**Given entries**

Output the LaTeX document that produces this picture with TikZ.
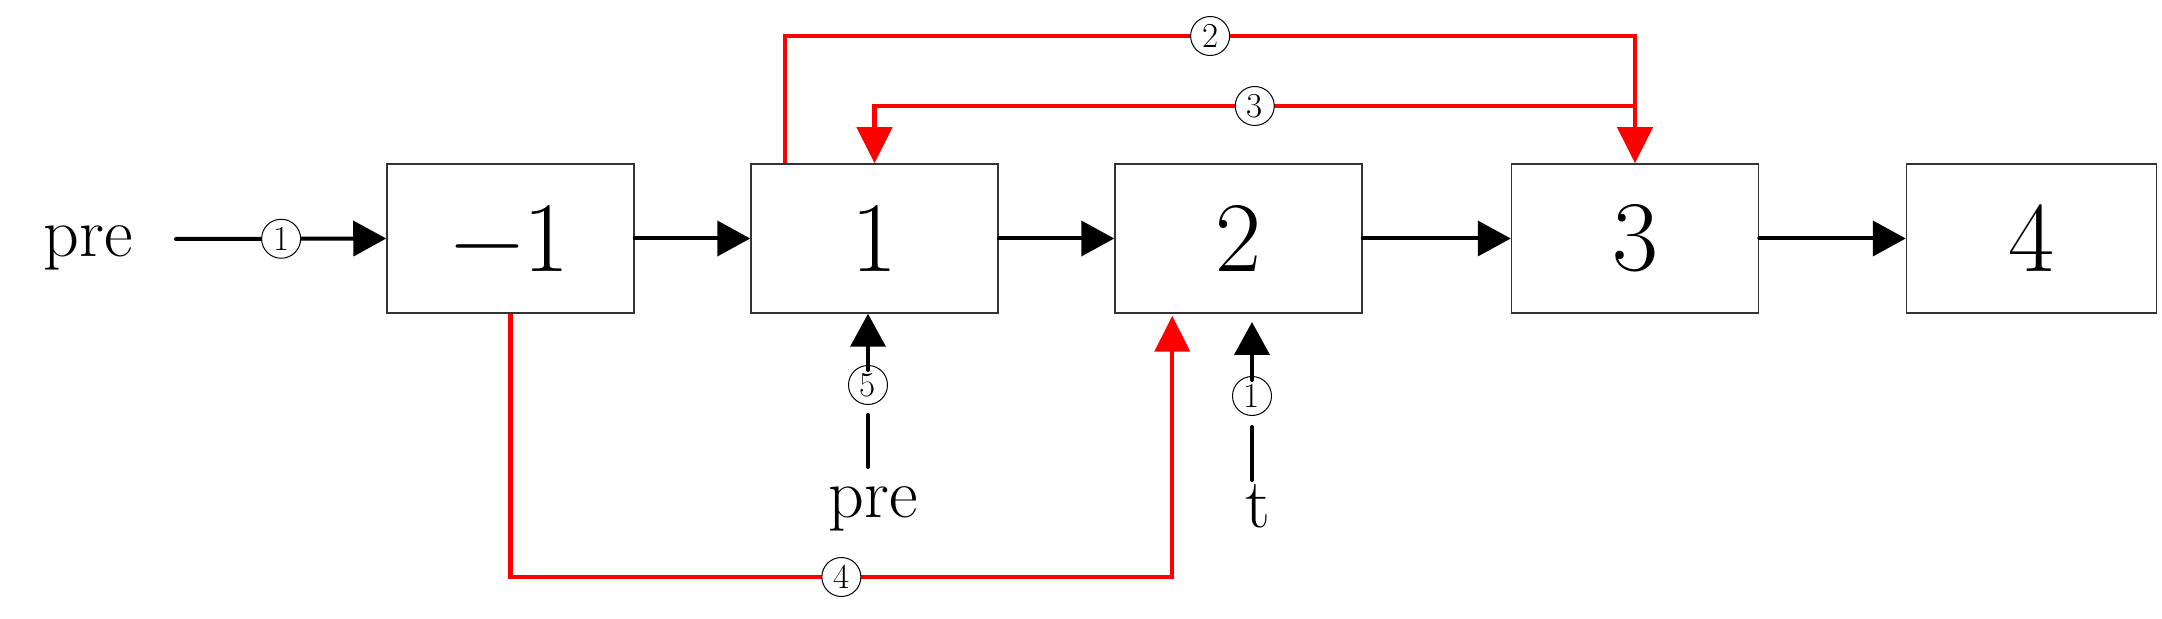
\documentclass[tikz,border=0pt]{standalone}
\usepackage{fontspec}
\usetikzlibrary{arrows.meta,calc}
\begin{document}
\begin{tikzpicture}[x=0.5pt,y=-0.5pt,
  box/.style={draw=black!80, line width=0.75pt, minimum width=123.5pt, minimum height=74.5pt, inner sep=0pt, font=\fontsize{50}{60}\selectfont},
  num/.style={circle, draw=black, fill=white, line width=0.5pt, minimum size=19.5pt, inner sep=0pt, font=\fontsize{17.5}{20}\selectfont},
  lab/.style={inner sep=0pt, anchor=base, font=\fontsize{35}{40}\selectfont},
  blkline/.style={line width=2pt, line cap=round},
  blkarr/.style={blkline, -{Triangle[length=16.5pt,width=17.5pt]}},
  redarr/.style={draw=red, line width=2.1pt, -{Triangle[length=18pt,width=17.5pt]}}]
\useasboundingbox (0,0) rectangle (2162,619);

% boxes
\node[box] (bm) at (510.5,238.5) {−1};
\node[box] (b1) at (874.5,238.5) {1};
\node[box] (b2) at (1238.5,238.5) {2};
\node[box] (b3) at (1635,238.5) {3};
\node[box, minimum width=125pt] (b4) at (2031.5,238.5) {4};

% texts
\node[lab] (pre1) at (88,257) {pre};
\node[lab] (pre2) at (873,517) {pre};
\node[lab] (t) at (1258,528) {t};

% black horizontal arrows
\coordinate (s0) at (176,239);
\draw[blkarr] (s0) -- (bm.west) node[num, midway] (c1a) {1};
\draw[blkarr] (bm) -- (b1);
\draw[blkarr] (b1) -- (b2);
\draw[blkarr] (b2) -- (b3);
\draw[blkarr] (b3) -- (b4);

% red 2
\coordinate (r2s) at ($(b1.north west)+(35,0)$);
\draw[redarr] (r2s) -- (r2s |- 0,36) -- (b3.north |- 0,36) node[num, midway] (c2) {2} -- (b3.north);

% red 3
\coordinate (j3) at (b3.north |- 0,106);
\draw[redarr] (j3) -- (b1.north |- 0,106) node[num, midway] (c3) {3} -- (b1.north);

% red 4
\coordinate (r4e) at ($(b2.south west)+(58,2)$);
\draw[redarr] (bm.south) -- (bm.south |- 0,577) -- (r4e |- 0,577) node[num, midway] (c4) {4} -- (r4e);

% black 5 (from bottom pre)
\node[num] (c5) at (868,385) {5};
\coordinate (p5) at (868,467);
\draw[blkline] (p5) -- ($(c5.south)+(0,10)$);
\draw[blkarr] ($(c5.north)+(0,5)$) -- (c5 |- b1.south);

% black 1 (from t)
\node[num] (c1b) at (1252,396) {1};
\coordinate (pt) at (1252,480);
\coordinate (tt) at (1252,322);
\draw[blkline] (pt) -- ($(c1b.south)+(0,11)$);
\draw[blkarr] ($(c1b.north)+(0,4)$) -- (tt);
\end{tikzpicture}
\end{document}
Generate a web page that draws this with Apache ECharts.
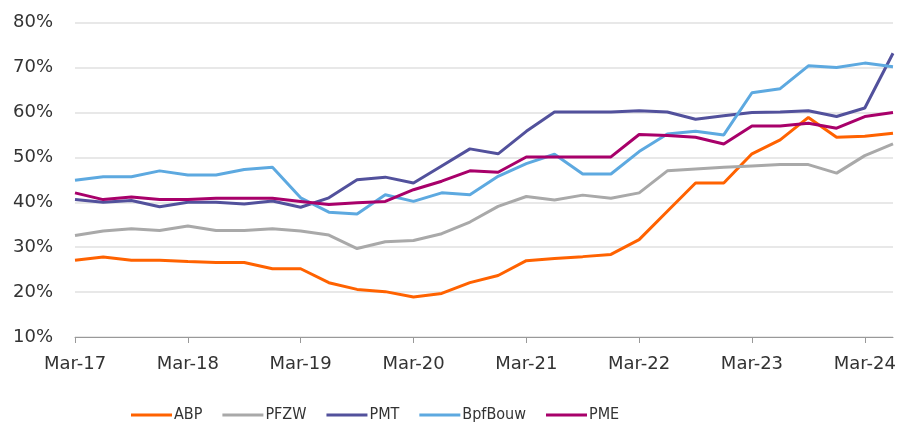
<!DOCTYPE html>
<html lang="en">
<head>
    <meta charset="UTF-8">
    <title>Pension funds</title>
    <script src="https://cdn.jsdelivr.net/npm/echarts@6/dist/echarts.min.js"></script>
    <style>
        html, body { margin: 0; padding: 0; background: #fff; }
    </style>
</head>
<body>
<div id="chartmain" style="width:911px; height:425px;"></div>
<script type="text/javascript">

    // quarters Mar-17 .. Jun-24
    var quarters = ['Mar-17','Jun-17','Sep-17','Dec-17','Mar-18','Jun-18','Sep-18','Dec-18',
        'Mar-19','Jun-19','Sep-19','Dec-19','Mar-20','Jun-20','Sep-20','Dec-20',
        'Mar-21','Jun-21','Sep-21','Dec-21','Mar-22','Jun-22','Sep-22','Dec-22',
        'Mar-23','Jun-23','Sep-23','Dec-23','Mar-24','Jun-24'];

    var abp = [27.1,27.8,27.1,27.1,26.8,26.6,26.6,25.2,25.2,22.1,20.6,20.1,18.9,19.7,22.1,23.7,
        27.0,27.5,27.9,28.4,31.7,38.0,44.3,44.3,50.8,53.9,58.9,54.5,54.7,55.4];
    var pfzw = [32.6,33.6,34.1,33.7,34.7,33.7,33.7,34.1,33.6,32.7,29.7,31.2,31.5,33.0,35.6,39.1,
        41.3,40.5,41.6,40.9,42.1,47.0,47.4,47.8,48.1,48.4,48.4,46.5,50.4,53.0];
    var pmt = [40.6,40.0,40.4,39.0,40.0,40.0,39.6,40.3,38.9,41.0,45.0,45.6,44.3,48.1,51.9,50.8,
        55.8,60.1,60.1,60.1,60.4,60.1,58.5,59.3,60.0,60.1,60.4,59.1,61.0,73.2];
    var bpfbouw = [44.9,45.7,45.7,47.0,46.1,46.1,47.3,47.8,41.0,37.8,37.4,41.7,40.2,42.1,41.7,45.8,
        48.6,50.7,46.3,46.3,51.3,55.2,55.8,55.0,64.4,65.3,70.4,70.0,71.0,70.2];
    var pme = [42.1,40.6,41.2,40.6,40.6,40.9,40.9,40.9,40.2,39.5,39.9,40.2,42.8,44.7,47.0,46.7,
        50.1,50.1,50.1,50.1,55.1,54.9,54.5,53.0,57.0,57.0,57.6,56.5,59.1,60.0];

    var yTicks = [10, 20, 30, 40, 50, 60, 70, 80];

    var txtFont = 'DejaVu Sans';
    var legendFont = "'Liberation Sans Narrow', 'DejaVu Sans Condensed', sans-serif";

    function line(name, data, color) {
        return {
            name: name,
            type: 'line',
            data: data,
            symbol: 'none',
            smooth: false,
            lineStyle: { width: 3, color: color },
            itemStyle: { color: color }
        };
    }

    var option = {
        animation: false,
        backgroundColor: '#fff',
        grid: { left: 75, right: 18, top: 22.7, bottom: 88, containLabel: false },
        legend: {
            left: 131,
            top: 407,
            padding: 0,
            icon: 'rect',
            itemWidth: 41,
            itemHeight: 3,
            itemGap: 20,
            textStyle: { fontFamily: legendFont, fontSize: 16, color: '#333', padding: [0, 0, 0, -3] },
            data: ['ABP', 'PFZW', 'PMT', 'BpfBouw', 'PME']
        },
        xAxis: {
            type: 'category',
            data: quarters,
            boundaryGap: false,
            axisLine: { lineStyle: { color: '#999', width: 1 } },
            axisTick: { show: true, interval: 3, length: 6, lineStyle: { color: '#999' } },
            axisLabel: {
                interval: 3,
                margin: 18,
                fontFamily: txtFont,
                fontSize: 18,
                color: '#333'
            },
            splitLine: { show: false }
        },
        yAxis: {
            type: 'value',
            min: yTicks[0],
            max: yTicks[yTicks.length - 1],
            interval: 10,
            axisLine: { show: false },
            axisTick: { show: false },
            axisLabel: {
                margin: 22,
                fontFamily: txtFont,
                fontSize: 18,
                color: '#333',
                formatter: function (v) { return v + '%'; }
            },
            splitLine: { lineStyle: { color: '#e0e0e0', width: 1.5 } }
        },
        series: [
            line('ABP', abp, '#FF6200'),
            line('PFZW', pfzw, '#A9A9A9'),
            line('PMT', pmt, '#52519C'),
            line('BpfBouw', bpfbouw, '#5DA9E0'),
            line('PME', pme, '#A8006A')
        ]
    };

    var myChart = echarts.init(document.getElementById('chartmain'));
    myChart.setOption(option);

</script>
</body>
</html>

**Challenge**
Your task is to return the entries above exactly, with no pictures.

**Task solution**
Output the LaTeX document that produces this picture with TikZ.
\documentclass[tikz,border=0pt]{standalone}
\usepackage{fontspec}
\usetikzlibrary{arrows.meta,calc}
\begin{document}
\begin{tikzpicture}[x=0.5pt,y=-0.5pt,
  box/.style={draw=black!80, line width=0.75pt, minimum width=123.5pt, minimum height=74.5pt, inner sep=0pt, font=\fontsize{50}{60}\selectfont},
  num/.style={circle, draw=black, fill=white, line width=0.5pt, minimum size=19.5pt, inner sep=0pt, font=\fontsize{17.5}{20}\selectfont},
  lab/.style={inner sep=0pt, anchor=base, font=\fontsize{35}{40}\selectfont},
  blkline/.style={line width=2pt, line cap=round},
  blkarr/.style={blkline, -{Triangle[length=16.5pt,width=17.5pt]}},
  redarr/.style={draw=red, line width=2.1pt, -{Triangle[length=18pt,width=17.5pt]}}]
\useasboundingbox (0,0) rectangle (2162,619);

% boxes
\node[box] (bm) at (510.5,238.5) {−1};
\node[box] (b1) at (874.5,238.5) {1};
\node[box] (b2) at (1238.5,238.5) {2};
\node[box] (b3) at (1635,238.5) {3};
\node[box, minimum width=125pt] (b4) at (2031.5,238.5) {4};

% texts
\node[lab] (pre1) at (88,257) {pre};
\node[lab] (pre2) at (873,517) {pre};
\node[lab] (t) at (1258,528) {t};

% black horizontal arrows
\coordinate (s0) at (176,239);
\draw[blkarr] (s0) -- (bm.west) node[num, midway] (c1a) {1};
\draw[blkarr] (bm) -- (b1);
\draw[blkarr] (b1) -- (b2);
\draw[blkarr] (b2) -- (b3);
\draw[blkarr] (b3) -- (b4);

% red 2
\coordinate (r2s) at ($(b1.north west)+(35,0)$);
\draw[redarr] (r2s) -- (r2s |- 0,36) -- (b3.north |- 0,36) node[num, midway] (c2) {2} -- (b3.north);

% red 3
\coordinate (j3) at (b3.north |- 0,106);
\draw[redarr] (j3) -- (b1.north |- 0,106) node[num, midway] (c3) {3} -- (b1.north);

% red 4
\coordinate (r4e) at ($(b2.south west)+(58,2)$);
\draw[redarr] (bm.south) -- (bm.south |- 0,577) -- (r4e |- 0,577) node[num, midway] (c4) {4} -- (r4e);

% black 5 (from bottom pre)
\node[num] (c5) at (868,385) {5};
\coordinate (p5) at (868,467);
\draw[blkline] (p5) -- ($(c5.south)+(0,10)$);
\draw[blkarr] ($(c5.north)+(0,5)$) -- (c5 |- b1.south);

% black 1 (from t)
\node[num] (c1b) at (1252,396) {1};
\coordinate (pt) at (1252,480);
\coordinate (tt) at (1252,322);
\draw[blkline] (pt) -- ($(c1b.south)+(0,11)$);
\draw[blkarr] ($(c1b.north)+(0,4)$) -- (tt);
\end{tikzpicture}
\end{document}
Generate a web page that draws this with Apache ECharts.
<!DOCTYPE html>
<html lang="en">
<head>
    <meta charset="UTF-8">
    <title>Pension funds</title>
    <script src="https://cdn.jsdelivr.net/npm/echarts@6/dist/echarts.min.js"></script>
    <style>
        html, body { margin: 0; padding: 0; background: #fff; }
    </style>
</head>
<body>
<div id="chartmain" style="width:911px; height:425px;"></div>
<script type="text/javascript">

    // quarters Mar-17 .. Jun-24
    var quarters = ['Mar-17','Jun-17','Sep-17','Dec-17','Mar-18','Jun-18','Sep-18','Dec-18',
        'Mar-19','Jun-19','Sep-19','Dec-19','Mar-20','Jun-20','Sep-20','Dec-20',
        'Mar-21','Jun-21','Sep-21','Dec-21','Mar-22','Jun-22','Sep-22','Dec-22',
        'Mar-23','Jun-23','Sep-23','Dec-23','Mar-24','Jun-24'];

    var abp = [27.1,27.8,27.1,27.1,26.8,26.6,26.6,25.2,25.2,22.1,20.6,20.1,18.9,19.7,22.1,23.7,
        27.0,27.5,27.9,28.4,31.7,38.0,44.3,44.3,50.8,53.9,58.9,54.5,54.7,55.4];
    var pfzw = [32.6,33.6,34.1,33.7,34.7,33.7,33.7,34.1,33.6,32.7,29.7,31.2,31.5,33.0,35.6,39.1,
        41.3,40.5,41.6,40.9,42.1,47.0,47.4,47.8,48.1,48.4,48.4,46.5,50.4,53.0];
    var pmt = [40.6,40.0,40.4,39.0,40.0,40.0,39.6,40.3,38.9,41.0,45.0,45.6,44.3,48.1,51.9,50.8,
        55.8,60.1,60.1,60.1,60.4,60.1,58.5,59.3,60.0,60.1,60.4,59.1,61.0,73.2];
    var bpfbouw = [44.9,45.7,45.7,47.0,46.1,46.1,47.3,47.8,41.0,37.8,37.4,41.7,40.2,42.1,41.7,45.8,
        48.6,50.7,46.3,46.3,51.3,55.2,55.8,55.0,64.4,65.3,70.4,70.0,71.0,70.2];
    var pme = [42.1,40.6,41.2,40.6,40.6,40.9,40.9,40.9,40.2,39.5,39.9,40.2,42.8,44.7,47.0,46.7,
        50.1,50.1,50.1,50.1,55.1,54.9,54.5,53.0,57.0,57.0,57.6,56.5,59.1,60.0];

    var yTicks = [10, 20, 30, 40, 50, 60, 70, 80];

    var txtFont = 'DejaVu Sans';
    var legendFont = "'Liberation Sans Narrow', 'DejaVu Sans Condensed', sans-serif";

    function line(name, data, color) {
        return {
            name: name,
            type: 'line',
            data: data,
            symbol: 'none',
            smooth: false,
            lineStyle: { width: 3, color: color },
            itemStyle: { color: color }
        };
    }

    var option = {
        animation: false,
        backgroundColor: '#fff',
        grid: { left: 75, right: 18, top: 22.7, bottom: 88, containLabel: false },
        legend: {
            left: 131,
            top: 407,
            padding: 0,
            icon: 'rect',
            itemWidth: 41,
            itemHeight: 3,
            itemGap: 20,
            textStyle: { fontFamily: legendFont, fontSize: 16, color: '#333', padding: [0, 0, 0, -3] },
            data: ['ABP', 'PFZW', 'PMT', 'BpfBouw', 'PME']
        },
        xAxis: {
            type: 'category',
            data: quarters,
            boundaryGap: false,
            axisLine: { lineStyle: { color: '#999', width: 1 } },
            axisTick: { show: true, interval: 3, length: 6, lineStyle: { color: '#999' } },
            axisLabel: {
                interval: 3,
                margin: 18,
                fontFamily: txtFont,
                fontSize: 18,
                color: '#333'
            },
            splitLine: { show: false }
        },
        yAxis: {
            type: 'value',
            min: yTicks[0],
            max: yTicks[yTicks.length - 1],
            interval: 10,
            axisLine: { show: false },
            axisTick: { show: false },
            axisLabel: {
                margin: 22,
                fontFamily: txtFont,
                fontSize: 18,
                color: '#333',
                formatter: function (v) { return v + '%'; }
            },
            splitLine: { lineStyle: { color: '#e0e0e0', width: 1.5 } }
        },
        series: [
            line('ABP', abp, '#FF6200'),
            line('PFZW', pfzw, '#A9A9A9'),
            line('PMT', pmt, '#52519C'),
            line('BpfBouw', bpfbouw, '#5DA9E0'),
            line('PME', pme, '#A8006A')
        ]
    };

    var myChart = echarts.init(document.getElementById('chartmain'));
    myChart.setOption(option);

</script>
</body>
</html>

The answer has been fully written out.